Well considering I just reinstalled all of my ports, and then installed it last, and it only needed 2 dependencies after config that werent previously installed, Id consider it fairly light for a video player, and Im not running Gnome or anything real heavy...besides Pidgin and Firefox.

I dunno what you would find much lighter, that actually plays most formats, Totem...no, and if youre running all QT, then maybe VLC might be an option.
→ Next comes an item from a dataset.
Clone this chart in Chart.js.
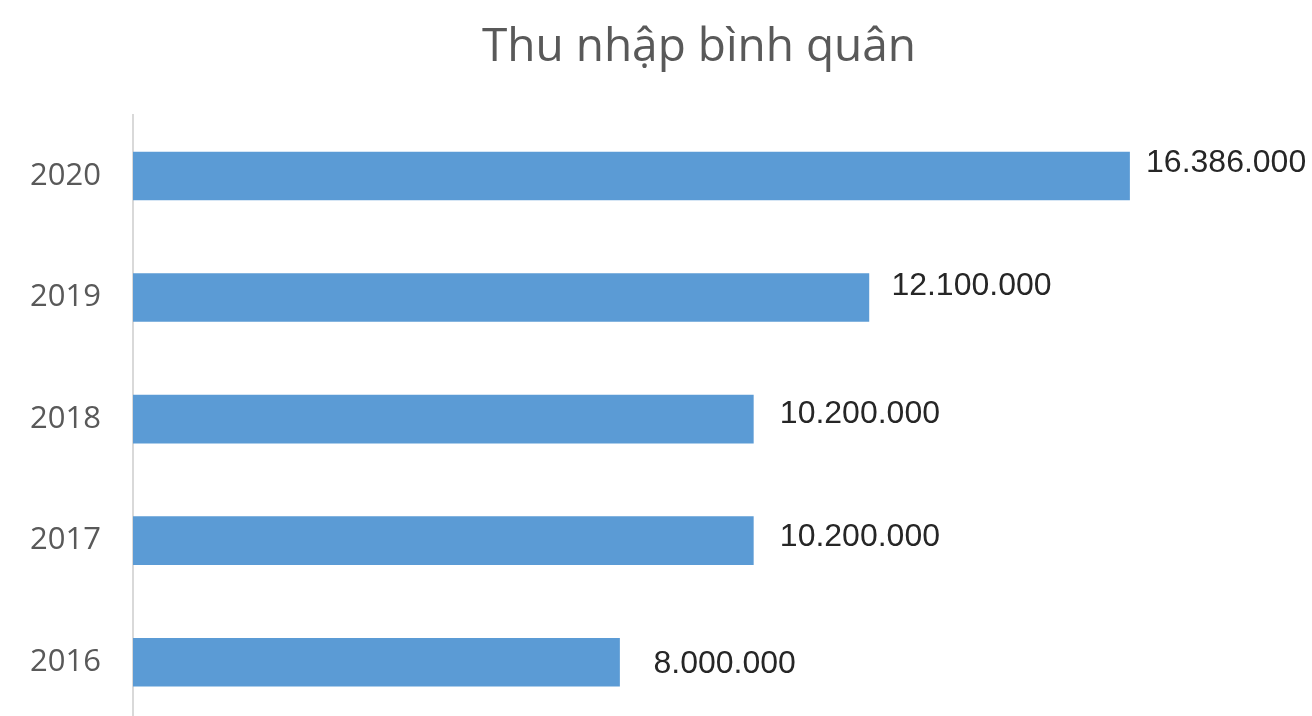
<!DOCTYPE html>
<html lang="vi">
<head>
<meta charset="utf-8">
<title>Thu nhập bình quân</title>
<script src="https://cdn.jsdelivr.net/npm/chart.js@4/dist/chart.umd.min.js"></script>
<style>
  html, body { margin: 0; padding: 0; background: #ffffff; overflow: hidden; }
  #incomeChart { display: block; }
</style>
</head>
<body>
<canvas id="incomeChart" width="1398" height="724"></canvas>
<script>
const years = ["2016", "2017", "2018", "2019", "2020"];
const income = [8000000, 10200000, 10200000, 12100000, 16386000];

// hand placement of each value label, from the bar end / bar centre
const labelDx = [34, 26.5, 26.5, 22.5, 16.5];
const labelDy = [1.5, -3, -5, -11, -12.5];

const fmtVN = v => String(v).replace(/\B(?=(\d{3})+(?!\d))/g, ".");

const valueLabels = {
  id: "valueLabels",
  afterDatasetsDraw(chart) {
    const { ctx } = chart;
    const meta = chart.getDatasetMeta(0);
    ctx.save();
    ctx.font = "32px 'Liberation Sans', Arial, sans-serif";
    ctx.fillStyle = "#262626";
    ctx.textAlign = "left";
    ctx.textBaseline = "middle";
    meta.data.forEach((bar, i) => {
      ctx.fillText(fmtVN(income[i]), bar.x + labelDx[i], bar.y + labelDy[i]);
    });
    ctx.restore();
  }
};

document.addEventListener("DOMContentLoaded", () => {
  const ctx = document.getElementById("incomeChart").getContext("2d");

  new Chart(ctx, {
    type: "bar",
    data: {
      labels: years,
      datasets: [{
        data: income,
        backgroundColor: "#5B9BD5",
        borderWidth: 0,
        barThickness: 48
      }]
    },
    options: {
      indexAxis: "y",
      responsive: false,
      animation: false,
      layout: { padding: { left: 0, right: 0, top: 0, bottom: 1 } },
      plugins: {
        legend: { display: false },
        tooltip: { enabled: false },
        title: {
          display: true,
          text: "Thu nhập bình quân",
          color: "#595959",
          font: { size: 46, family: "'Open Sans', sans-serif", weight: "normal" },
          padding: { top: 20, bottom: 40 }
        }
      },
      scales: {
        x: {
          display: false,
          min: 0,
          max: 20800000
        },
        y: {
          reverse: true,
          grid: { display: false, drawTicks: false },
          border: { display: true, color: "#d9d9d9", width: 2 },
          ticks: {
            color: "#595959",
            padding: 32,
            font: { size: 31, family: "'Open Sans', sans-serif" }
          },
          afterFit(scale) {
            // fixed axis width, and no extra room reserved above/below the labels
            scale.width = 133;
            scale.paddingTop = 0;
            scale.paddingBottom = 0;
          }
        }
      }
    },
    plugins: [valueLabels]
  });
});
</script>
</body>
</html>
If you already know so well, why did you ask? Do you also mean light on resources, or dependencies.


----------



## Beastie (Dec 19, 2009)

multimedia/mplayer too here. It _is_ lightweight, plays virtually every audio and video format and supports many output plugins.


----------



## graudeejs (Dec 19, 2009)

+1 for mplayer


----------



## hermit (Dec 19, 2009)

sources will take all day compiling...
binaries will work fine?...


----------



## Beastie (Dec 19, 2009)

Works perfectly.


----------



## hermit (Dec 19, 2009)

both ways?...


----------



## klanger (Dec 20, 2009)

also +1 for mplayer for command line (terminal) video player or vlc for gui video player


----------



## Beastie (Dec 20, 2009)

Or the multimedia/gnome-mplayer mplayer graphical interface if you're more GTK-oriented. It's more usable than the native gmplayer IMO.


----------



## Daisuke_Aramaki (Dec 21, 2009)

mplayer of course.


----------



## SPlissken (Dec 21, 2009)

There is not so much video player
I would say mplayer for any kind of video and sound

But you should also consider to try xine , i used it a lot on Linux before switching to mplayer for every multimedia files.


----------



## hermit (Dec 21, 2009)

SPlissken said:
			
		

> xine



yep! xine is nice...


----------



## chalbersma (Jan 2, 2010)

+1 for xine


----------